In the history of the FBI, there have likely been few special agents as unimaginative in their corruption as John Morris. As supervisor of the bureau’s organized-crime squad in Boston from 1976 to 1983, and later part of a local organized-crime task force, Morris accepted from gangsters $7,000 in bribes, bottles of wine, a silver-plated wine bucket, and airfare for his secretary, who also happened to be his mistress. Morris took these gratuities from the very men he was empowered to investigate, mobsters James “Whitey” Bulger and his partner Steve “the Rifleman” Flemmi.

On the witness stand Thursday and Friday, at the Moakley Federal Courthouse on the South Boston waterfront, Morris, age 67, wants you to know that this weighed heavily on his mind. As a key witness in the ongoing trial of the infamous Whitey Bulger, who faces 32 criminal counts, including racketeering charges and 19 counts of murder, Morris came across as remarkably bland. He has a tight little mouth and beady eyes. His complexion somewhat rosy from his retirement years as a “wine educator,” Morris is soft-spoken and hollow, the face of corruption as white bread and Velveeta cheese.

“I don’t know why I did it,” said Morris from the stand. “I had given over all my power and authority at this point to John Connolly.”
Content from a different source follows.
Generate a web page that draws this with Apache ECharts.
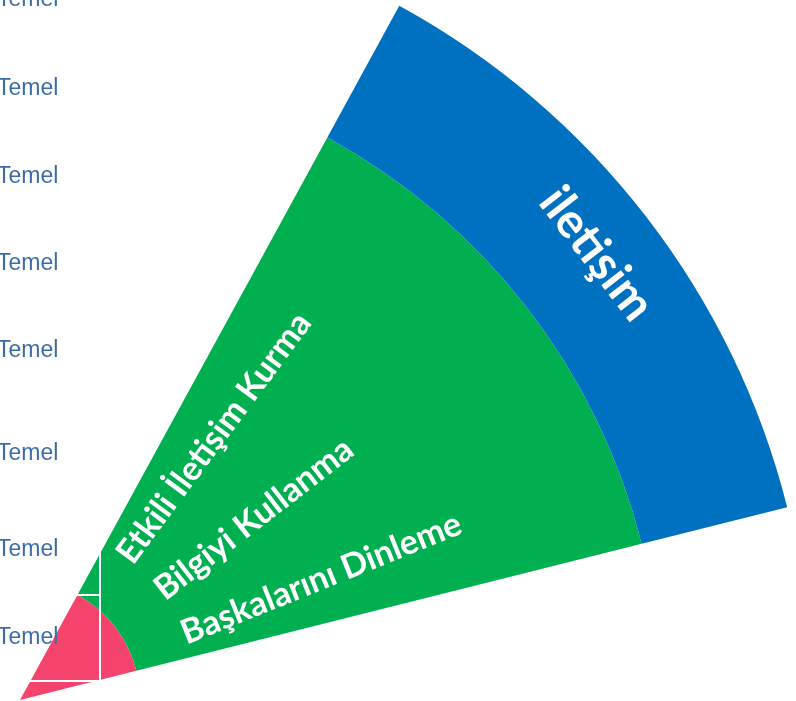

John J. Connolly was Morris’s subordinate, a hotshot special agent in the FBI’s organized-crime squad with vast contacts in Boston, both in the underworld and in the legitimate world of politics and business. It was Connolly who, starting in 1975, had enlisted Bulger as a source of underworld information. To Connolly and Morris, Bulger was a TE, or top-echelon informant, the highest designation in the Bureau for a snitch. Having a TE under your jurisdiction was a major feather in the cap of any agent, the kind of accomplishment that could lead to commendations from headquarters, financial rewards, and promotions within the ranks of what J. Edgar Hoover once called “the sacred trust.”
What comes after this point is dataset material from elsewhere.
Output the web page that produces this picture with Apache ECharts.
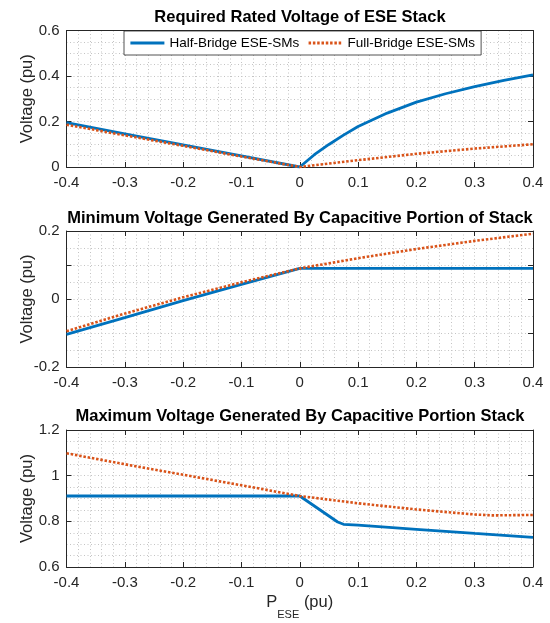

The government’s case against Bulger is based partly on his role as an FBI informant, particularly how he used his connections with law enforcement to engage in an underworld version of insider trading. Bulger received information from Morris and Connolly about investigations conducted by other law-enforcement agencies into his criminal activities. The agents tipped him off about potential informants in his organization. Bulger allegedly used that information to murder said informants before they could do him any harm. Incredibly, in 1983, Morris and Connolly even allowed Bulger and Flemmi to listen to highly confidential Title III recordings from a bug they had placed in the main headquarters of the Mafia in Boston. They did so over wine in a celebratory fashion in a room at the Colonnade Hotel, where Morris got so drunk he needed to have one of the gangsters drive him home.
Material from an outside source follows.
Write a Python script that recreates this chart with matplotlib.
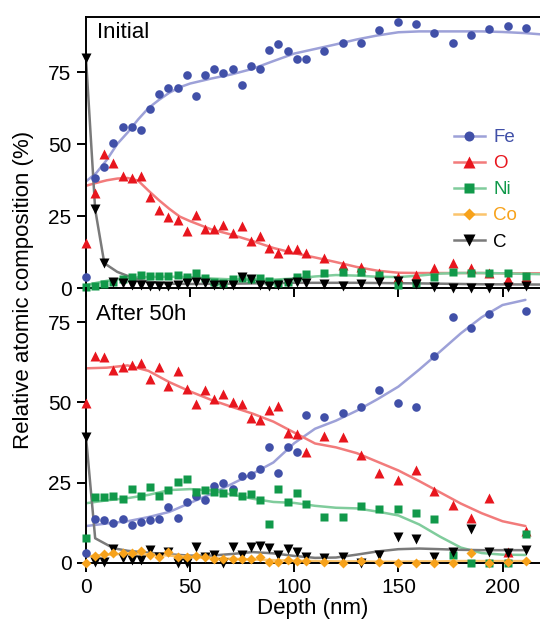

[Bulger] also told Morris, ‘You took money from me. If I go to jail, you’re coming with me.’

From the stand, Morris related how he and Connolly often engaged in “puffery” in memos that exaggerated Bugler’s value as an informant, how they routinely took information given to them by other informants—including Flemmi—and put it in Whitey’s file. Even worse, they knowingly allowed Bulger to plant disinformation into FBI files, through memos they signed off on, about crimes his gang had committed, effectively derailing the likelihood of Bulger being investigated and prosecuted for innumerable horrendous acts, including murder.

“You knew this information was false,” said Fred Wyshak, the lead prosecutor, of one such memo.

“I did,” said the former agent.

Over time, as Morris told it in direct testimony elicited by Wyshak, other agents from his squad were introduced to Bulger and Flemmi. They shared drinks and dinners cooked by Morris in his own home. Nicholas Gianturco, James Ring, and other agents received cash and gifts from the gangsters. Before long, the entire organized-crime squad in Boston had been, to use Morris’s word, “compromised” by Bulger and Flemmi.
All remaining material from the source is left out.